-- Work required --
Write the lines out again, from the top of the material to the line containing "xab, yab = project(ou, ov, lower=True)", pictures excluded.

-- Source excerpt --

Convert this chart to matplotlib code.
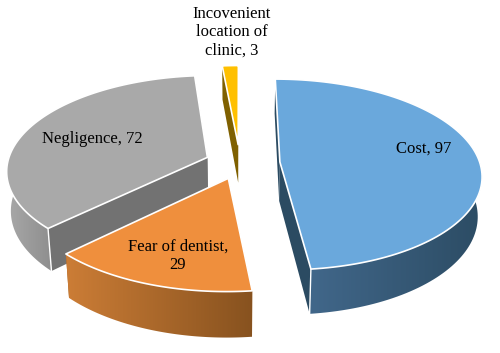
import numpy as np
import matplotlib
matplotlib.use('Agg')
import matplotlib.pyplot as plt
from matplotlib.colors import LinearSegmentedColormap
from matplotlib.patches import Polygon

plt.rcParams['font.family'] = ['Liberation Serif', 'DejaVu Serif']

# data
labels = ['Cost, 97', 'Fear of dentist,\n29', 'Negligence, 72', 'Incovenient\nlocation of\nclinic, 3']
values = [97, 29, 72, 3]

# styling for each slice, same order as values
explode = [0.20, 0.17, 0.175, 0.20]
top_colors = ['#6aa8dc', '#ef8f3d', '#a9a9a9', '#ffc000']
wall_left = ['#41678a', '#cc7d36', '#a8a8a8', '#7f6000']
wall_right = ['#2c4c64', '#87521f', '#8e8e8e', '#7f6000']
side_colors = ['#2b4b62', '#a0601f', '#727272', '#7f6000']
label_pos = [(424, 149), (178, 256), (92, 139), (232, 32)]

# pie geometry (pixels)
cx, cy = 240, 163
rx, ry = 200, 94
persp = 0.131
depth = 39
start_angle = 0


def project(u, v, lower=False):
    s = 1 / (1 + persp * v)
    x = cx + rx * u * s
    y = cy - ry * v * s
    if lower:
        x = cx + (x - cx) * 0.982
        y = y + depth * s
    return x, y


fig = plt.figure(figsize=(5, 3.53), dpi=100)
ax = fig.add_axes([0, 0, 1, 1])
ax.axis('off')

angles = start_angle + np.concatenate([[0], np.cumsum(values)]) * 360 / sum(values)

# back to front
for n, i in enumerate([3, 2, 0, 1]):
    z = 10 * (n + 1)
    a0, a1 = np.radians(angles[i]), np.radians(angles[i + 1])
    mid = (a0 + a1) / 2
    ou, ov = explode[i] * np.sin(mid), explode[i] * np.cos(mid)
    th = np.linspace(a0, a1, 121)
    u = ou + np.sin(th)
    v = ov + np.cos(th)
    xt, yt = project(u, v)
    xb, yb = project(u, v, lower=True)
    xa, ya = project(ou, ov)
    xab, yab = project(ou, ov, lower=True)

    # radial walls
    ax.fill([xa, xt[0], xb[0], xab], [ya, yt[0], yb[0], yab], color=side_colors[i], lw=0, zorder=z)
    ax.fill([xa, xt[-1], xb[-1], xab], [ya, yt[-1], yb[-1], yab], color=side_colors[i], lw=0, zorder=z)

    # outer wall, gradient along x
    keep = np.cos(th) < 0.25
    if keep.sum() > 1:
        wall = Polygon(np.c_[np.r_[xt[keep], xb[keep][::-1]], np.r_[yt[keep], yb[keep][::-1]]],
                       closed=True, transform=ax.transData, facecolor='none', lw=0)
        ax.add_patch(wall)
        cmap = LinearSegmentedColormap.from_list('wall', [wall_left[i], wall_right[i]])
        xmin, xmax = min(xt[keep].min(), xb[keep].min()), max(xt[keep].max(), xb[keep].max())
        ymin, ymax = min(yt[keep].min(), yb[keep].min()), max(yt[keep].max(), yb[keep].max())
        im = ax.imshow(np.linspace(0, 1, 256)[None, :], cmap=cmap, aspect='auto',
                       extent=(xmin, xmax, ymax, ymin), interpolation='bilinear', zorder=z + 1)
        im.set_clip_path(wall)

    # top face
    ax.fill(np.r_[xa, xt], np.r_[ya, yt], facecolor=top_colors[i], edgecolor='white', lw=1.2,
            joinstyle='round', zorder=z + 2)

    # white corner of the walls
    if i == 0:
        ax.plot([xt[-1], xb[-1]], [yt[-1], yb[-1]], color='white', lw=1.0, zorder=z + 1.5)
    if i == 2:
        ax.plot([xt[0], xb[0]], [yt[0], yb[0]], color='white', lw=1.0, zorder=z + 1.5)

for lab, (lx, ly) in zip(labels, label_pos):
    ax.text(lx, ly, lab, ha='center', va='center', fontsize=12, color='black', linespacing=1.2, zorder=100)

ax.set_xlim(0, 500)
ax.set_ylim(353, 0)

fig.savefig('out.png', dpi=100)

-- Exercise response --
Convert this chart to matplotlib code.
import numpy as np
import matplotlib
matplotlib.use('Agg')
import matplotlib.pyplot as plt
from matplotlib.colors import LinearSegmentedColormap
from matplotlib.patches import Polygon

plt.rcParams['font.family'] = ['Liberation Serif', 'DejaVu Serif']

# data
labels = ['Cost, 97', 'Fear of dentist,\n29', 'Negligence, 72', 'Incovenient\nlocation of\nclinic, 3']
values = [97, 29, 72, 3]

# styling for each slice, same order as values
explode = [0.20, 0.17, 0.175, 0.20]
top_colors = ['#6aa8dc', '#ef8f3d', '#a9a9a9', '#ffc000']
wall_left = ['#41678a', '#cc7d36', '#a8a8a8', '#7f6000']
wall_right = ['#2c4c64', '#87521f', '#8e8e8e', '#7f6000']
side_colors = ['#2b4b62', '#a0601f', '#727272', '#7f6000']
label_pos = [(424, 149), (178, 256), (92, 139), (232, 32)]

# pie geometry (pixels)
cx, cy = 240, 163
rx, ry = 200, 94
persp = 0.131
depth = 39
start_angle = 0


def project(u, v, lower=False):
    s = 1 / (1 + persp * v)
    x = cx + rx * u * s
    y = cy - ry * v * s
    if lower:
        x = cx + (x - cx) * 0.982
        y = y + depth * s
    return x, y


fig = plt.figure(figsize=(5, 3.53), dpi=100)
ax = fig.add_axes([0, 0, 1, 1])
ax.axis('off')

angles = start_angle + np.concatenate([[0], np.cumsum(values)]) * 360 / sum(values)

# back to front
for n, i in enumerate([3, 2, 0, 1]):
    z = 10 * (n + 1)
    a0, a1 = np.radians(angles[i]), np.radians(angles[i + 1])
    mid = (a0 + a1) / 2
    ou, ov = explode[i] * np.sin(mid), explode[i] * np.cos(mid)
    th = np.linspace(a0, a1, 121)
    u = ou + np.sin(th)
    v = ov + np.cos(th)
    xt, yt = project(u, v)
    xb, yb = project(u, v, lower=True)
    xa, ya = project(ou, ov)
    xab, yab = project(ou, ov, lower=True)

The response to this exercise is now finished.